I’m reading a wonderful book (go get it right now!), Beyond Words by Carl Safina. A review will be posted … once I finish the book. I’ve finished the sections on elephants, wolves, and, best of all, dogs. Orcas are up next.
He takes great delight in lampooning several ludicrous studies that purport to prove humans’ superiority in matters of self-awareness and “theory of mind.” In reading Safina’s analysis of the mirror test, I realized that I got it all wrong. His explanation is brilliant — and so obvious.
The mirror test has been used for decades to establish, so some researchers say, whether an animal has self-awareness. This is variously defined as recognizing that you exist as an individual separate from other individuals (and your environment) to, more absurdly, the definition put forth by the creator of the test and quoted in Safina’s book: “Self-awareness provides the ability to contemplate the past, to project into the future, and to speculate on what others are thinking.” Other definitions include the “capacity for introspection.” I’m not sure how recognizing yourself in the mirror reveals a capacity for introspection or an ability to project into the future, but the folks who wrote those definitions did not explain that detail.
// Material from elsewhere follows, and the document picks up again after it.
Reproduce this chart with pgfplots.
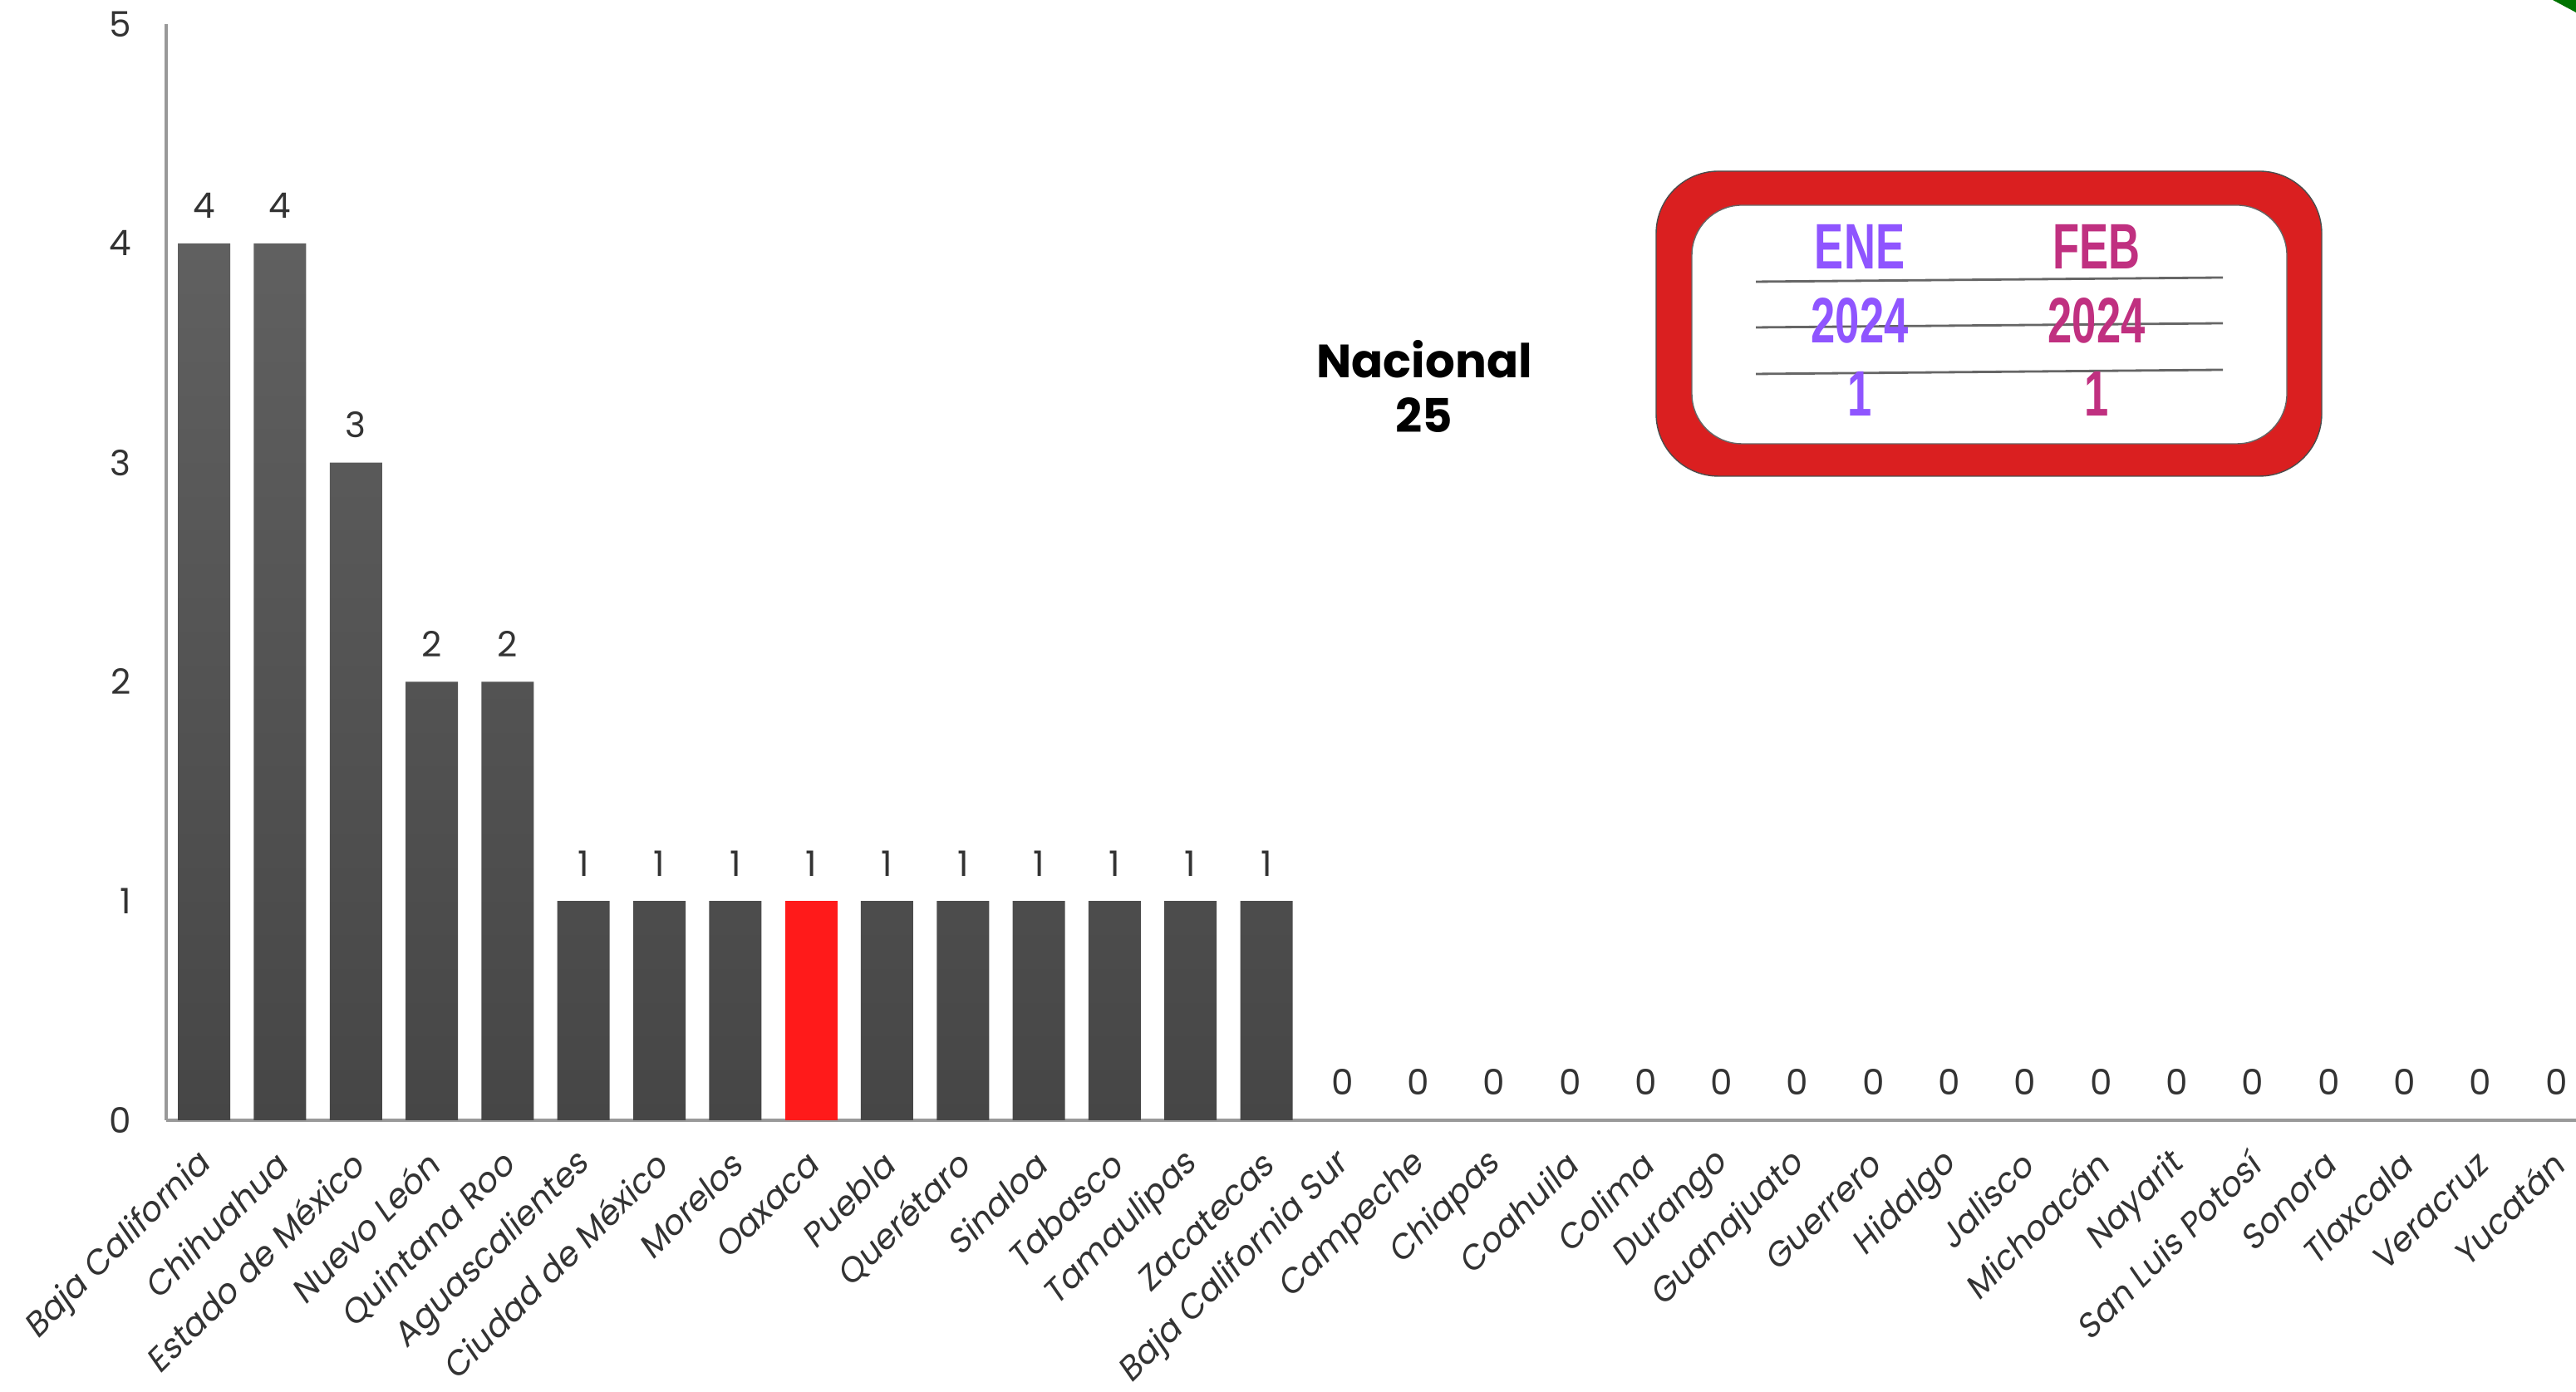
\documentclass[border=0pt]{standalone}
\usepackage{fontspec}
\usepackage{pgfplots}
\pgfplotsset{compat=1.18}
\setmainfont{Poppins}
\newfontfamily\lblfont[FakeSlant=0.18]{Poppins}
\newfontfamily\boxfont[FakeStretch=0.68]{Liberation Sans}

\definecolor{barTop}{HTML}{606060}
\definecolor{barBot}{HTML}{464646}
\definecolor{hiRed}{HTML}{FF1A1A}
\definecolor{boxRed}{HTML}{DA1F20}
\definecolor{ene}{HTML}{8F55FF}
\definecolor{feb}{HTML}{C03080}
\definecolor{txt}{HTML}{333333}

% casos por entidad
\pgfplotstableread{
x y
0 4
1 4
2 3
3 2
4 2
5 1
6 1
7 1
8 1
9 1
10 1
11 1
12 1
13 1
14 1
15 0
16 0
17 0
18 0
19 0
20 0
21 0
22 0
23 0
24 0
25 0
26 0
27 0
28 0
29 0
30 0
31 0
}\casos

\begin{document}
\begin{tikzpicture}
\begin{axis}[
    at={(2.0cm,3.27cm)}, anchor=south west,
    scale only axis, width=29.22cm, height=13.19cm,
    xmin=-0.5, xmax=31.5, ymin=0, ymax=5,
    axis x line*=bottom, axis y line*=left,
    axis line style={draw=black!40, line width=0.9pt},
    xtick={0,...,31},
    xticklabels={Baja California, Chihuahua, Estado de México, Nuevo León,
        Quintana Roo, Aguascalientes, Ciudad de México, Morelos, Oaxaca,
        Puebla, Querétaro, Sinaloa, Tabasco, Tamaulipas, Zacatecas,
        Baja California Sur, Campeche, Chiapas, Coahuila, Colima, Durango,
        Guanajuato, Guerrero, Hidalgo, Jalisco, Michoacán, Nayarit,
        San Luis Potosí, Sonora, Tlaxcala, Veracruz, Yucatán},
    ytick={0,...,5},
    major tick length=0pt,
    tick label style={text=txt, font=\fontsize{12}{14}\selectfont},
    xticklabel style={font=\lblfont\fontsize{11.5}{13}\selectfont,
        xshift=0.2mm, yshift=-4.7mm, rotate=45, anchor=east, inner sep=0pt},
    yticklabel style={xshift=-3mm},
    /pgf/number format/assume math mode=true,
    clip=false,
]
    % barras grises
    \addplot[ybar, bar width=0.63cm, bar shift=0pt, draw=none,
        top color=barTop, bottom color=barBot] coordinates {
        (0,4) (1,4) (2,3) (3,2) (4,2) (5,1) (6,1) (7,1)
        (9,1) (10,1) (11,1) (12,1) (13,1) (14,1)
    };
    % Oaxaca
    \addplot[ybar, bar width=0.63cm, bar shift=0pt, draw=none,
        fill=hiRed] coordinates {(8,1)};
    % etiquetas
    \addplot[draw=none, mark=none, nodes near coords,
        every node near coord/.append style={anchor=base, yshift=3mm,
            text=txt, font=\fontsize{12}{14}\selectfont}]
        table[x=x, y=y] {\casos};
\end{axis}

\node[font=\bfseries\fontsize{16}{18.5}\selectfont, align=center]
    at (17.14,12.1) {Nacional\\25};

\fill[boxRed, draw=black!70, line width=0.4pt, rounded corners=0.75cm]
    (19.93,11.02) rectangle (27.94,14.69);
\fill[white, draw=black!60, line width=0.4pt, rounded corners=0.6cm]
    (20.36,11.41) rectangle (27.52,14.28);
\draw[black!60, line width=0.8pt] (21.13,13.36) -- (26.75,13.41);
\draw[black!60, line width=0.8pt] (21.13,12.81) -- (26.75,12.86);
\draw[black!60, line width=0.8pt] (21.13,12.25) -- (26.75,12.30);
\begin{scope}[every node/.style={font=\boxfont\bfseries\fontsize{22}{24}\selectfont}]
\node[text=ene] at (22.38,13.78) {ENE};
\node[text=feb] at (25.23,13.78) {FEB};
\node[text=ene] at (22.38,12.89) {2024};
\node[text=feb] at (25.23,12.89) {2024};
\node[text=ene] at (22.38,12.01) {1};
\node[text=feb] at (25.23,12.01) {1};
\end{scope}

\fill[green!45!black] (30.72,16.75) -- (31,16.75) -- (31,16.6) -- cycle;

\pgfresetboundingbox
\useasboundingbox (0,0) rectangle (31,16.75);
\end{tikzpicture}
\end{document}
The test involves surreptitiously putting some sort of mark on the test subject’s forehead. When the person (whether human, ape, dolphin, dog, etc.) looks in the mirror, if the person touches or tries to remove the mark, he or she is recognizing that the reflection is not some other creature but an image of himself or herself. I understand that. What Safina points out, though, is that that says nothing at all about self-awareness. What it reveals is an understanding of how reflection works. Seems pretty obvious, no?
He goes on to talk about what self-awareness really means — being aware that you, yourself, are separate from other “selves” and from the environment. He says that a creature that does not recognize this would assume that the reflection was itself since it would not differentiate its own “self” from anything else, but that would also make it impossible to move, eat, find a mate, or do much of anything, like survive. He provides wonderful examples of all kinds of non-humans showing exquisite understanding of their environments and other beings that populate those environments.
I’ll leave his discussion of theory of mind for another post.
So, what does all of this have to do with Jana? In a long-ago post, I described Jana’s experience with the mirror test, and I described her as not only self-aware but also as self-absorbed. While this might be true, I did not give her enough credit. You see, Safina points out that what some non-humans (and who knows, maybe some toddlers as well) do when they first encounter mirrors and do not (yet) understand reflection is that they try to engage with or attack the other being in the mirror. While many psychologists will say that this means that they are not self-aware, Safina makes the (again obvious) point that it absolutely shows self-awareness. Trying to play with or attack another being requires that understanding that you and he are not the same creature!
So. Jana. When Jana was a puppy, we had an older dog, Timo, who resented the puppy and did not play with her. My mom had two adult dogs, Buddy and Daisy, who also were not keen on playing with this relatively large, high-energy puppy. But at my mom’s apartment, Jana made a wonderful discovery: a puppy who kept play-bowing and acting friendly and excited to see her. Jana could not understand why this other puppy never moved beyond the play bow, however. Within a few weeks, Jana did recognize that the puppy in the mirror was actually her, and she stopped trying to get the puppy to play. I used to tell this story and say it meant that little Jana didn’t yet have self-awareness. How wrong I was!
Thanks, Dr. Safina, for pointing out that of course my brilliant puppy knew that she was a distinct individual — an individual who simply wanted a playmate.